Now Serving

I have played in churches since I was 16 years old. Almost 50 years now. Hard to believe. Back when I started, electric guitar players were not necessarily the most popular member of a praise and worship team. There was a fair stretch of time, almost ten years, when I served only on bass guitar as electric guitar was not to be played at church.

Then came a new generation of worship music and worship leaders. Contemporary Christian music evolved to become the mainstream style of worship music for many evangelical churches. And it opened up opportunities to serve on electric guitar.

When I retired last year and moved away, I was really concerned about whether there would still be opportunities to continue serving a church in music.

I am so thankful to have found churches in both the United States and Canada that have welcomed me into their worship ministries.

We just came back to Canada on May 1st and I am already fully engaged at our new church home, Harvest Barrie.

A little apprehensive as I will be doing a number of firsts for this coming weekend.
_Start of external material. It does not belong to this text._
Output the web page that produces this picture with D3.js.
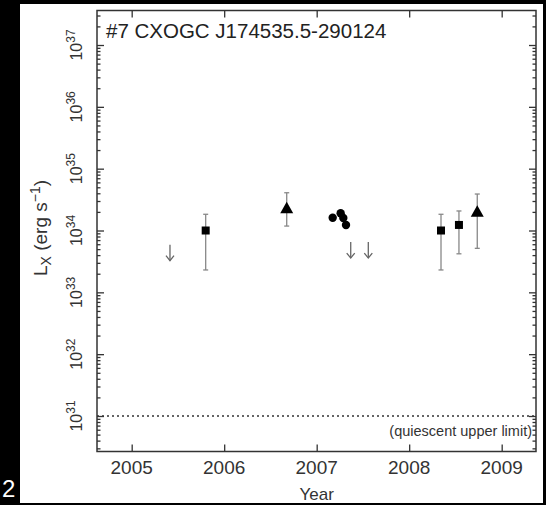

First time out with a new team of players. First time out on a new stage. First time out with a new guitar. First time playing through a new (to me) sound system.

Our church provides a silent stage so I will be playing through my Helix. I have to have 8 songs memorized for Sunday. No music stands. And the monitoring system is all in-ear with the band playing to a click track.

I have a bunch of resources that I use to help me prepare. These include:

Planning Center Online – this is where the worship leader posts the songs and the charts

Worship Artistry – I have been a long-time subscriber to this service. I find it is a quick way to get at the various guitar parts in worship song. Many of the songs we use feature a variety of guitar parts with specific hooks, tones, arpeggios that need to be learned

Worship Online – Similar to worship artistry. Handy if the worship team is going to have a second electric guitar

Rehearsal Mix – a life-saver for me. Often the keys are different from the original cover and it is very helpful when memorizing the tunes to groove in the muscle memory in the correct key

For the Helix, I have used presets from Worship Tutorials, Alex.guitars and Guitar For His Glory. And I have acquired numerous IRs for the cabs on the Helix. But, what winds up happening now, is I build my own presets. A preset for each song with multiple snapshots depending on how the tones need to change for that song (e.g., intros, verses, choruses).

I have the time to really nail the tunes now and it has been a lot of fun getting the fingers stronger and getting into the finer aspects of tuning the Helix platform. I continue to be impressed with what the Helix can do.